The article described use and abuse of coal in the U.S. and
elsewhere. One of the “clean”
discussions was sequestering carbon dioxide underground in “porous rock
formations.” Believe it or not, the DOE
has spent more than $6.5 billion over the last three decades researching and
testing the technology. That is another
story for another day. As an example of
CO2 sequestration, they sited Statoil, a Norwegian oil and gas company, who
produces gas from the Sleipner gas field in the North Sea. According to the National Geographic, for the
past 17 years the company has been injecting about a million tons of CO2 per
year into a brine-saturated sandstone layer half a mile below the seabed. That formation has so much room that all of
that CO2 has not increased its internal pressure, and there has been no sign of
quakes or leaks.
Switching to a Bloomberg article today, they reported that
several U.S. states are banding together to combat the mounting risks of
earthquakes tied to the disposal of wastewater from hydraulic fracturing for
natural gas.
So what does CO2 sequestration from coal have to do with
disposal of wastewater from hydraulic fracturing for natural gas?

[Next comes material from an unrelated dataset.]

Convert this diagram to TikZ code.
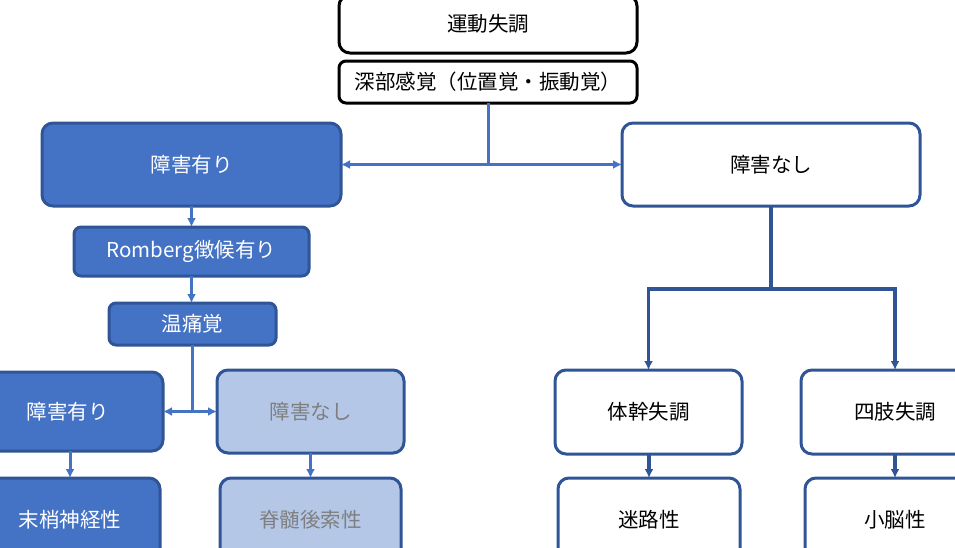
\documentclass[tikz,border=0pt]{standalone}
\usepackage{fontspec}
\setmainfont{Noto Sans CJK JP}
\usetikzlibrary{arrows.meta}
\definecolor{mblue}{HTML}{4472C4}
\definecolor{dblue}{HTML}{2F5597}
\definecolor{lblue}{HTML}{B4C7E7}
\definecolor{gtext}{HTML}{7F7F7F}
\tikzset{
  box/.style={rectangle, rounded corners=11pt, inner sep=0pt, outer sep=0pt, font=\fontsize{20.5}{24}\selectfont, line width=3pt},
  blackbox/.style={box, draw=black, fill=white, text=black},
  darkbox/.style={box, draw=dblue, fill=mblue, text=white},
  lightbox/.style={box, draw=dblue, fill=lblue, text=gtext},
  whitebox/.style={box, draw=dblue, fill=white, text=black},
  conn/.style={draw=mblue, line width=3pt, -{Latex[length=9pt,width=9pt]}},
  connr/.style={draw=dblue, line width=3.4pt, -{Latex[length=9pt,width=9pt]}},
  linel/.style={draw=mblue, line width=3pt},
  liner/.style={draw=dblue, line width=3.4pt},
}
\begin{document}
\begin{tikzpicture}[x=1pt,y=-1pt]
\useasboundingbox (0,0) rectangle (955,547);
\clip (0,0) rectangle (955,547);
% top
\node[blackbox, minimum width=298pt, minimum height=58pt] (top) at (488,24) {運動失調};
\node[blackbox, minimum width=298pt, minimum height=42pt, rounded corners=7pt] (deep) at (488,82) {深部感覚（位置覚・振動覚）};
% level 2
\node[darkbox, minimum width=299pt, minimum height=83pt] (yes1) at (191.5,164.5) {障害有り};
\node[whitebox, minimum width=298pt, minimum height=83pt] (no1) at (771,164.5) {障害なし};
\coordinate (j1) at (488,164.5);
\draw[linel] (deep.south) -- (j1);
\draw[conn] (j1) -- (yes1.east);
\draw[conn] (j1) -- (no1.west);
% left chain
\node[darkbox, minimum width=235pt, minimum height=49pt, rounded corners=7pt] (rom) at (191.5,251.5) {Romberg徴候有り};
\node[darkbox, minimum width=167pt, minimum height=42pt, rounded corners=7pt] (pain) at (192.5,324) {温痛覚};
\draw[conn] (yes1.south -| rom.north) -- (rom.north);
\draw[conn] (rom.south) -- (rom.south |- pain.north);
\node[darkbox, minimum width=190pt, minimum height=79pt] (yes2) at (68,411.5) {障害有り};
\node[lightbox, minimum width=187pt, minimum height=83pt] (no2) at (310.5,411.5) {障害なし};
\coordinate (j2) at (192,411.5);
\draw[linel] (pain.south -| j2) -- (j2);
\draw[conn] (j2) -- (yes2.east);
\draw[conn] (j2) -- (no2.west);
\node[darkbox, minimum width=180pt, minimum height=83pt] (peri) at (70,519.5) {末梢神経性};
\node[lightbox, minimum width=181pt, minimum height=83pt] (spin) at (310.5,519.5) {脊髄後索性};
\draw[conn] (yes2.south -| peri.north) -- (peri.north);
\draw[conn] (no2.south) -- (spin.north);
% right branch
\node[whitebox, minimum width=187pt, minimum height=84pt] (trunk) at (648.5,412) {体幹失調};
\node[whitebox, minimum width=188pt, minimum height=84pt] (limb) at (895,412) {四肢失調};
\coordinate (jr) at (771,289);
\draw[liner] (no1.south) -- (jr);
\draw[connr] (jr) -| (trunk.north);
\draw[connr] (jr) -| (limb.north);
\node[whitebox, minimum width=182pt, minimum height=83pt] (laby) at (649,519.5) {迷路性};
\node[whitebox, minimum width=180pt, minimum height=83pt] (cere) at (895,519.5) {小脳性};
\draw[connr] (trunk.south -| laby.north) -- (laby.north);
\draw[connr] (limb.south) -- (cere.north);
\end{tikzpicture}
\end{document}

Both rely on drilling holes into the ground
with the same equipment. Both rely on
injecting a substance under pressure – one water and the other gas. Drilling for natural gas relies on drilling a
horizontal hole through impervious, impermeable shale and fracturing it to
create porosity and permeability. Sequestration
of CO2 from the combustion of coal relies on horizontal porous and permeable
sandstone formations for storage. So,
both rely on vertical and horizontal pathways to move either a liquid or a gas.
So, how is it that in the coal sequestration case, it is
good to pipe CO2 under pressure back into the porous rock formations and it is
bad to pipe water under pressure back into the porous rock formations? Both require the testing of internal pressure
as a guide for how much can be pumped back into the earth. Clearly water is denser than CO2 and less
compressible than gas. But the big
difference between the two is that CO2 gas expands upon release and will
skyrocket to the surface if there is an earthquake that penetrates the porous sandstone
formation. The concentration of the
escaping CO2 will likely kill all kinds of life on its release.
The National Geographic interviewed geophysicists Mark
Zoback and Steven Gorelick of Stanford University. Both argued that at sites where the rock is
brittle and faulted – most sites in their view – the injection of carbon
dioxide might trigger small earthquakes that, even if otherwise harmless, might
crack the overlying shale and allow CO2 to leak. Zoback and Gorelick consider carbon storage
“an extremely expensive and risky strategy.”
Bloomberg reported (in the same article as above mentioned)
that according to the U.S. Geological Survey, pumping fracking wastewater
underground has been linked to six-fold jump in earthquake in the central U.S.
from 2000 to 2011.
Source: EPA - Overview of Greenhouse Gases |
While I am an advocate of solar and other renewables,
uranium, coal, and oil are the most energy dense materials in the world and
therefore the most efficient. See the below first chart - uranium is literally off the chart.
That would
be why they were developed first. We
need them until something better can be developed. Coal usage is on the decrease for reasons
mentioned above, in addition to more efficient homes, more efficient
appliances, the introduction of LED light bulbs (FYI, lighting represents 66%
of the average U.S. household consumption of electricity), etc. Along with that decrease in coal use, CO2
emissions are down significantly since 2004. The chart shows a decrease of over 10% in 7 years.
Source: EPA - Overview of Greenhouse Gases |
The U.S. has not had a coherent energy policy in years. Let's set one up and then decide how to proceed.